WHAT YOU WILL DO
Copy out each line that has "this" in it.

DATASET
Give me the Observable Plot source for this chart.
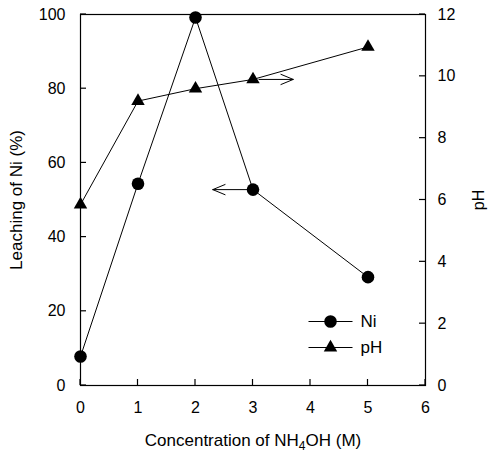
<!DOCTYPE html>
<html>
<head>
<meta charset="utf-8">
<script src="https://cdn.jsdelivr.net/npm/d3@7"></script>
<script src="https://cdn.jsdelivr.net/npm/@observablehq/plot@0.6"></script>
<style>
  html, body { margin: 0; padding: 0; background: #fff; }
  svg { font-family: "Liberation Sans", Arial, sans-serif; }
</style>
</head>
<body>
<div id="chart"></div>
<script>
// Data
const concentration = [0, 1, 2, 3, 5];
const niLeaching = [7.8, 54.4, 99.2, 52.8, 29.2];
const phValues = [5.85, 9.2, 9.6, 9.9, 10.95];
const xTicks = [0, 1, 2, 3, 4, 5, 6];
const leftTicks = [0, 20, 40, 60, 80, 100];
const phTicks = [0, 2, 4, 6, 8, 10, 12];
const arrowNi = [{x1: 3.0, x2: 2.3, y: 52.8}];
const arrowPh = [{x1: 3.0, x2: 3.7, ph: 9.9}];
const legendItems = [{label: "Ni", symbol: "circle", r: 6.3}, {label: "pH", symbol: "triangle", r: 5}];

const PH_MAX = 12, Y_MAX = 100, X_MAX = 6;
const toY = (ph) => ph * Y_MAX / PH_MAX;

const niData = concentration.map((c, i) => ({c, v: niLeaching[i]}));
const phData = concentration.map((c, i) => ({c, v: toY(phValues[i])}));

const lineSymbol = {
  draw(context, size) {
    const r = Math.sqrt(size / Math.PI);
    context.moveTo(-r, 0);
    context.lineTo(r, 0);
  }
};

const W = 488, H = 453, ML = 80, MR = 63, MT = 14, MB = 68;
const TICK = 6;

const legendMarks = legendItems.flatMap((d, i) => {
  const dy = -64 + i * 26;
  return [
    Plot.dot([d], {frameAnchor: "bottom-right", dx: -95, dy, symbol: () => lineSymbol, r: 22, stroke: "#000", strokeWidth: 1, fill: "none"}),
    Plot.dot([d], {frameAnchor: "bottom-right", dx: -95, dy, symbol: d.symbol, r: d.r, fill: "#000"}),
    Plot.text([d], {frameAnchor: "bottom-right", dx: -65, dy, text: "label", textAnchor: "start", lineAnchor: "middle", fontSize: 17})
  ];
});

const chart = Plot.plot({
  width: W,
  height: H,
  marginLeft: ML,
  marginRight: MR,
  marginTop: MT,
  marginBottom: MB,
  style: {fontSize: "16px", fontFamily: "Liberation Sans, Arial, sans-serif", color: "#000", background: "#fff"},
  x: {domain: [0, X_MAX]},
  y: {domain: [0, Y_MAX]},
  marks: [
    Plot.frame({stroke: "#000", strokeWidth: 1.2}),
    // tick labels
    Plot.axisX(xTicks, {anchor: "bottom", tickSize: 0, tickPadding: 16, label: null, tickFormat: d => d, fontSize: 16}),
    Plot.axisY(leftTicks, {anchor: "left", tickSize: 0, tickPadding: 15, label: null, fontSize: 16}),
    Plot.axisY(phTicks.map(toY), {anchor: "right", tickSize: 0, tickPadding: 12, label: null, tickFormat: d => Math.round(d * PH_MAX / Y_MAX), fontSize: 16}),
    // axis titles
    Plot.text(["Leaching of Ni (%)"], {frameAnchor: "left", dx: -64, rotate: -90, textAnchor: "middle", lineAnchor: "middle", fontSize: 17}),
    Plot.text(["pH"], {frameAnchor: "right", dx: 53, rotate: -90, textAnchor: "middle", lineAnchor: "middle", fontSize: 16}),
    Plot.text(["Concentration of NH4OH (M)"], {frameAnchor: "bottom", dy: 55, textAnchor: "middle", lineAnchor: "middle", fontSize: 17}),
    // series
    Plot.line(niData, {x: "c", y: "v", stroke: "#000", strokeWidth: 1}),
    Plot.line(phData, {x: "c", y: "v", stroke: "#000", strokeWidth: 1}),
    Plot.dot(niData, {x: "c", y: "v", r: 6.3, fill: "#000", symbol: "circle"}),
    Plot.dot(phData, {x: "c", y: "v", r: 5, fill: "#000", symbol: "triangle"}),
    // arrows
    Plot.arrow(arrowNi, {x1: "x1", x2: "x2", y1: "y", y2: "y", stroke: "#000", strokeWidth: 1, headLength: 20, headAngle: 45, insetStart: 6}),
    Plot.arrow(arrowPh, {x1: "x1", x2: "x2", y1: d => toY(d.ph), y2: d => toY(d.ph), stroke: "#000", strokeWidth: 1, headLength: 20, headAngle: 45, insetStart: 6}),
    ...legendMarks
  ]
});

// inward tick marks, positioned through the chart's own scales
const sx = chart.scale("x"), sy = chart.scale("y");
const svg = d3.select(chart);
const gt = svg.append("g").attr("stroke", "#000").attr("stroke-width", 1.2);
const x0 = sx.apply(0), x6 = sx.apply(X_MAX), y0 = sy.apply(0);
xTicks.forEach(v => {
  const x = sx.apply(v);
  gt.append("line").attr("x1", x).attr("x2", x).attr("y1", y0).attr("y2", y0 - TICK);
});
leftTicks.forEach(v => {
  const y = sy.apply(v);
  gt.append("line").attr("x1", x0).attr("x2", x0 + TICK).attr("y1", y).attr("y2", y);
});
phTicks.forEach(v => {
  const y = sy.apply(toY(v));
  gt.append("line").attr("x1", x6).attr("x2", x6 - TICK).attr("y1", y).attr("y2", y);
});

// subscript the 4 in NH4OH
chart.querySelectorAll("text").forEach(t => {
  if (t.textContent === "Concentration of NH4OH (M)") {
    t.textContent = "";
    const ns = "http://www.w3.org/2000/svg";
    const a = document.createElementNS(ns, "tspan"); a.textContent = "Concentration of NH";
    const s = document.createElementNS(ns, "tspan"); s.textContent = "4"; s.setAttribute("font-size", "12"); s.setAttribute("dy", "4");
    const b = document.createElementNS(ns, "tspan"); b.textContent = "OH (M)"; b.setAttribute("dy", "-4");
    t.append(a, s, b);
  }
});

document.getElementById("chart").appendChild(chart);
</script>
</body>
</html>
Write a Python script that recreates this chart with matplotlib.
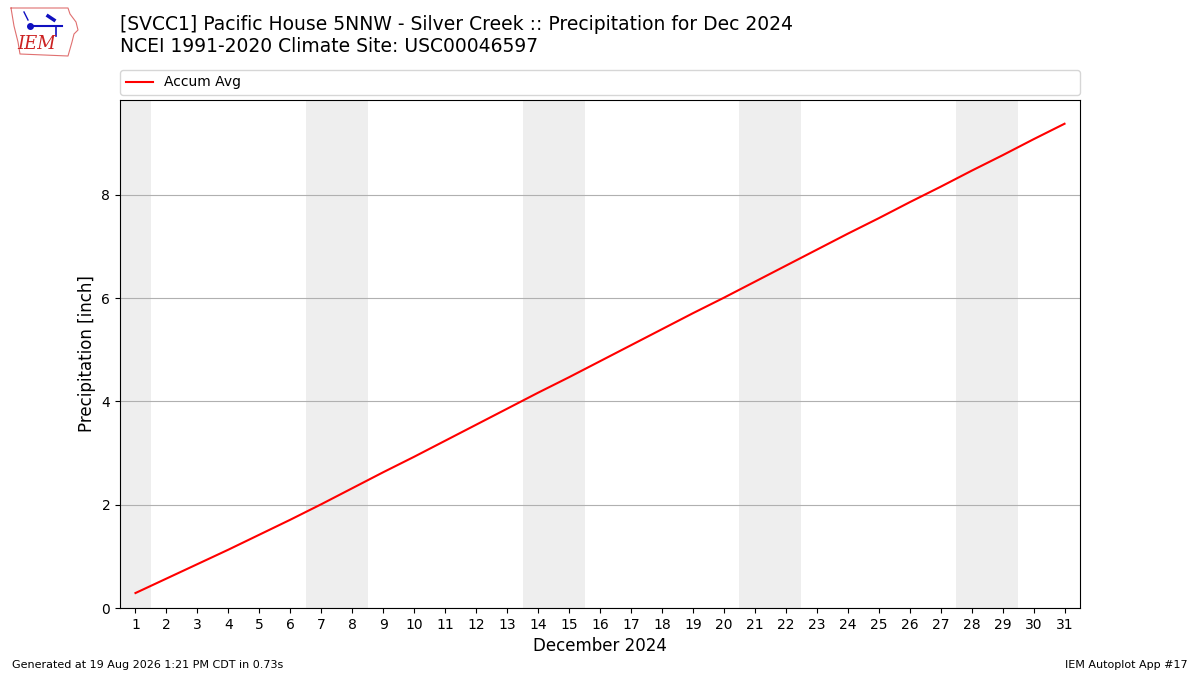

EXPECTED OUTPUT
Give me the Observable Plot source for this chart.
Write a Python script that recreates this chart with matplotlib.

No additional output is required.